→ Given exercise
Copy out the listing that follows, exact in every word, and skip the images.
=== Data extract ===
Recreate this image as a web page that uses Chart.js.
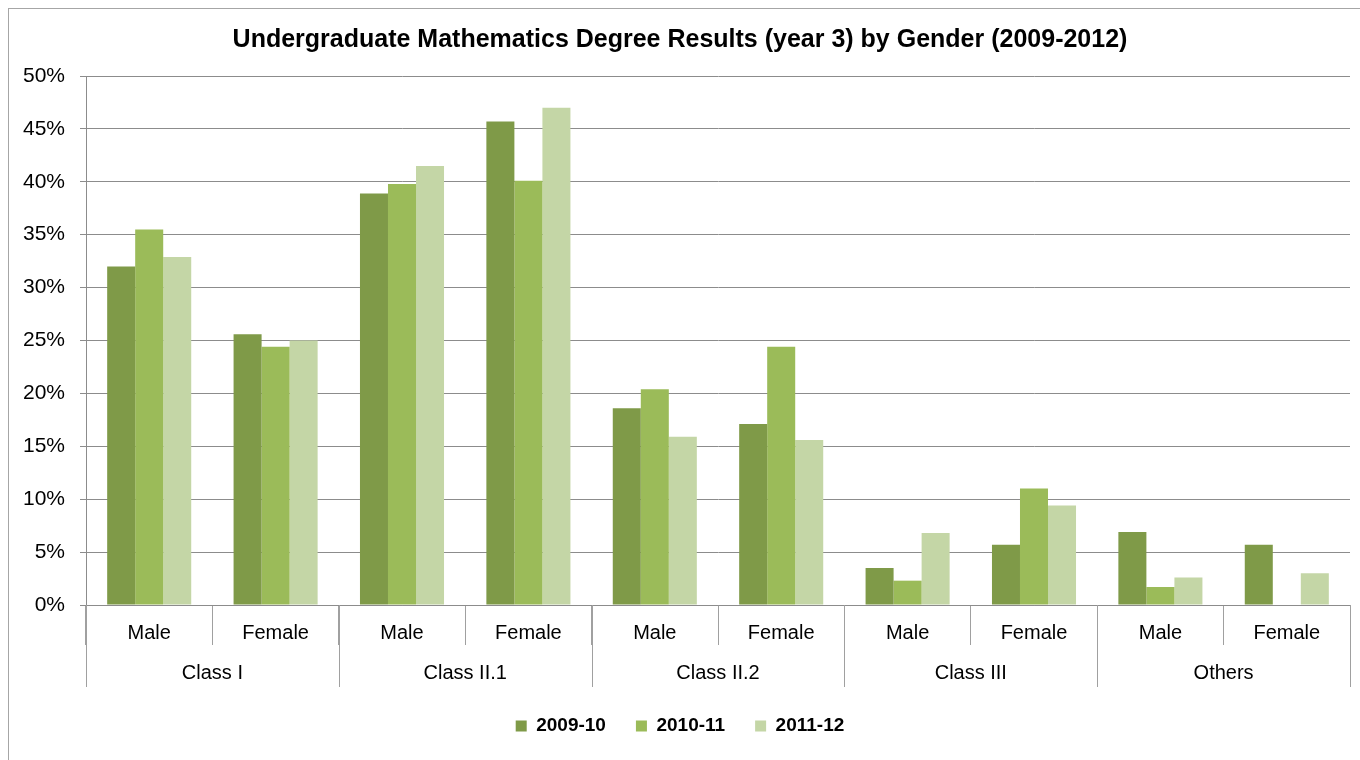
<!DOCTYPE html>
<html>
<head>
<meta charset="utf-8">
<script src="https://cdn.jsdelivr.net/npm/chart.js@4.4.1/dist/chart.umd.min.js"></script>
<style>
  html, body { margin: 0; padding: 0; background: #ffffff; overflow: hidden; }
  #wrap { position: relative; width: 1360px; height: 760px; }
  #frame { position: absolute; left: 8px; top: 8px; width: 1400px; height: 800px; border: 1px solid #a6a6a6; box-sizing: border-box; }
  canvas { position: absolute; left: 0; top: 0; }
</style>
</head>
<body>
<div id="wrap">
  <div id="frame"></div>
  <canvas id="c" width="1360" height="760"></canvas>
</div>
<script>
const titleText = 'Undergraduate Mathematics Degree Results (year 3) by Gender (2009-2012)';
const genders = ['Male', 'Female', 'Male', 'Female', 'Male', 'Female', 'Male', 'Female', 'Male', 'Female'];
const classes = ['Class I', 'Class II.1', 'Class II.2', 'Class III', 'Others'];
const seriesNames = ['2009-10', '2010-11', '2011-12'];
const values0910 = [32.0, 25.6, 38.9, 45.7, 18.6, 17.1, 3.5, 5.7, 6.9, 5.7];
const values1011 = [35.5, 24.4, 39.8, 40.1, 20.4, 24.4, 2.3, 11.0, 1.7, 0];
const values1112 = [32.9, 25.0, 41.5, 47.0, 15.9, 15.6, 6.8, 9.4, 2.6, 3.0];
const yTicks = [0, 5, 10, 15, 20, 25, 30, 35, 40, 45, 50];
const colors = ['#7f9a48', '#9bbb59', '#c4d6a6'];

const groupPlugin = {
  id: 'groupLabels',
  afterDraw(chart) {
    const x = chart.scales.x;
    const ctx = chart.ctx;
    const top = x.top;
    ctx.save();
    ctx.strokeStyle = '#a0a0a0';
    ctx.lineWidth = 1;
    for (let k = 0; k <= classes.length; k++) {
      const px = Math.round(x.getPixelForValue(2 * k - 0.5)) + 0.5;
      ctx.beginPath();
      ctx.moveTo(px, top);
      ctx.lineTo(px, top + 82);
      ctx.stroke();
    }
    ctx.fillStyle = '#000000';
    ctx.font = '20px "Liberation Sans", Arial, sans-serif';
    ctx.textAlign = 'center';
    ctx.textBaseline = 'middle';
    classes.forEach((c, k) => {
      ctx.fillText(c, x.getPixelForValue(2 * k + 0.5), top + 68);
    });
    ctx.restore();
  }
};

new Chart(document.getElementById('c'), {
  type: 'bar',
  data: {
    labels: genders,
    datasets: [
      { label: seriesNames[0], data: values0910, backgroundColor: colors[0] },
      { label: seriesNames[1], data: values1011, backgroundColor: colors[1] },
      { label: seriesNames[2], data: values1112, backgroundColor: colors[2] }
    ]
  },
  options: {
    responsive: false,
    animation: false,
    devicePixelRatio: 1,
    layout: { padding: { left: 10, right: 10, top: 0, bottom: 14.5 } },
    datasets: { bar: { categoryPercentage: 0.665, barPercentage: 1.0 } },
    plugins: {
      title: {
        display: true,
        text: titleText,
        color: '#000000',
        font: { family: '"Liberation Sans", Arial, sans-serif', size: 25, weight: 'bold', lineHeight: 1.2 },
        padding: { top: 25, bottom: 21 }
      },
      legend: {
        display: true,
        position: 'bottom',
        labels: {
          color: '#000000',
          boxWidth: 11,
          boxHeight: 11,
          padding: 30,
          font: { family: '"Liberation Sans", Arial, sans-serif', size: 19, weight: 'bold' }
        }
      },
      tooltip: { enabled: false }
    },
    scales: {
      x: {
        grid: { display: true, drawOnChartArea: false, drawTicks: true, tickLength: 40, color: '#a0a0a0', offset: true },
        border: { display: true, color: '#8c8c8c' },
        ticks: { color: '#000000', autoSkip: false, maxRotation: 0, padding: -24,
                 font: { family: '"Liberation Sans", Arial, sans-serif', size: 20 } },
        afterFit(scale) { scale.height = 81.5; }
      },
      y: {
        min: 0, max: 50,
        afterBuildTicks(scale) { scale.ticks = yTicks.map(v => ({ value: v })); },
        grid: { color: '#8c8c8c', tickLength: 6 },
        border: { display: true, color: '#8c8c8c' },
        ticks: { color: '#000000', padding: 15, callback: v => v + '%',
                 font: { family: '"Liberation Sans", Arial, sans-serif', size: 21 } },
        afterFit(scale) { scale.width = 76; }
      }
    }
  },
  plugins: [groupPlugin]
});
</script>
</body>
</html>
===
→ Solution for this task
Recreate this image as a web page that uses Chart.js.
<!DOCTYPE html>
<html>
<head>
<meta charset="utf-8">
<script src="https://cdn.jsdelivr.net/npm/chart.js@4.4.1/dist/chart.umd.min.js"></script>
<style>
  html, body { margin: 0; padding: 0; background: #ffffff; overflow: hidden; }
  #wrap { position: relative; width: 1360px; height: 760px; }
  #frame { position: absolute; left: 8px; top: 8px; width: 1400px; height: 800px; border: 1px solid #a6a6a6; box-sizing: border-box; }
  canvas { position: absolute; left: 0; top: 0; }
</style>
</head>
<body>
<div id="wrap">
  <div id="frame"></div>
  <canvas id="c" width="1360" height="760"></canvas>
</div>
<script>
const titleText = 'Undergraduate Mathematics Degree Results (year 3) by Gender (2009-2012)';
const genders = ['Male', 'Female', 'Male', 'Female', 'Male', 'Female', 'Male', 'Female', 'Male', 'Female'];
const classes = ['Class I', 'Class II.1', 'Class II.2', 'Class III', 'Others'];
const seriesNames = ['2009-10', '2010-11', '2011-12'];
const values0910 = [32.0, 25.6, 38.9, 45.7, 18.6, 17.1, 3.5, 5.7, 6.9, 5.7];
const values1011 = [35.5, 24.4, 39.8, 40.1, 20.4, 24.4, 2.3, 11.0, 1.7, 0];
const values1112 = [32.9, 25.0, 41.5, 47.0, 15.9, 15.6, 6.8, 9.4, 2.6, 3.0];
const yTicks = [0, 5, 10, 15, 20, 25, 30, 35, 40, 45, 50];
const colors = ['#7f9a48', '#9bbb59', '#c4d6a6'];

const groupPlugin = {
  id: 'groupLabels',
  afterDraw(chart) {
    const x = chart.scales.x;
    const ctx = chart.ctx;
    const top = x.top;
    ctx.save();
    ctx.strokeStyle = '#a0a0a0';
    ctx.lineWidth = 1;
    for (let k = 0; k <= classes.length; k++) {
      const px = Math.round(x.getPixelForValue(2 * k - 0.5)) + 0.5;
      ctx.beginPath();
      ctx.moveTo(px, top);
      ctx.lineTo(px, top + 82);
      ctx.stroke();
    }
    ctx.fillStyle = '#000000';
    ctx.font = '20px "Liberation Sans", Arial, sans-serif';
    ctx.textAlign = 'center';
    ctx.textBaseline = 'middle';
    classes.forEach((c, k) => {
      ctx.fillText(c, x.getPixelForValue(2 * k + 0.5), top + 68);
    });
    ctx.restore();
  }
};

new Chart(document.getElementById('c'), {
  type: 'bar',
  data: {
    labels: genders,
    datasets: [
      { label: seriesNames[0], data: values0910, backgroundColor: colors[0] },
      { label: seriesNames[1], data: values1011, backgroundColor: colors[1] },
      { label: seriesNames[2], data: values1112, backgroundColor: colors[2] }
    ]
  },
  options: {
    responsive: false,
    animation: false,
    devicePixelRatio: 1,
    layout: { padding: { left: 10, right: 10, top: 0, bottom: 14.5 } },
    datasets: { bar: { categoryPercentage: 0.665, barPercentage: 1.0 } },
    plugins: {
      title: {
        display: true,
        text: titleText,
        color: '#000000',
        font: { family: '"Liberation Sans", Arial, sans-serif', size: 25, weight: 'bold', lineHeight: 1.2 },
        padding: { top: 25, bottom: 21 }
      },
      legend: {
        display: true,
        position: 'bottom',
        labels: {
          color: '#000000',
          boxWidth: 11,
          boxHeight: 11,
          padding: 30,
          font: { family: '"Liberation Sans", Arial, sans-serif', size: 19, weight: 'bold' }
        }
      },
      tooltip: { enabled: false }
    },
    scales: {
      x: {
        grid: { display: true, drawOnChartArea: false, drawTicks: true, tickLength: 40, color: '#a0a0a0', offset: true },
        border: { display: true, color: '#8c8c8c' },
        ticks: { color: '#000000', autoSkip: false, maxRotation: 0, padding: -24,
                 font: { family: '"Liberation Sans", Arial, sans-serif', size: 20 } },
        afterFit(scale) { scale.height = 81.5; }
      },
      y: {
        min: 0, max: 50,
        afterBuildTicks(scale) { scale.ticks = yTicks.map(v => ({ value: v })); },
        grid: { color: '#8c8c8c', tickLength: 6 },
        border: { display: true, color: '#8c8c8c' },
        ticks: { color: '#000000', padding: 15, callback: v => v + '%',
                 font: { family: '"Liberation Sans", Arial, sans-serif', size: 21 } },
        afterFit(scale) { scale.width = 76; }
      }
    }
  },
  plugins: [groupPlugin]
});
</script>
</body>
</html>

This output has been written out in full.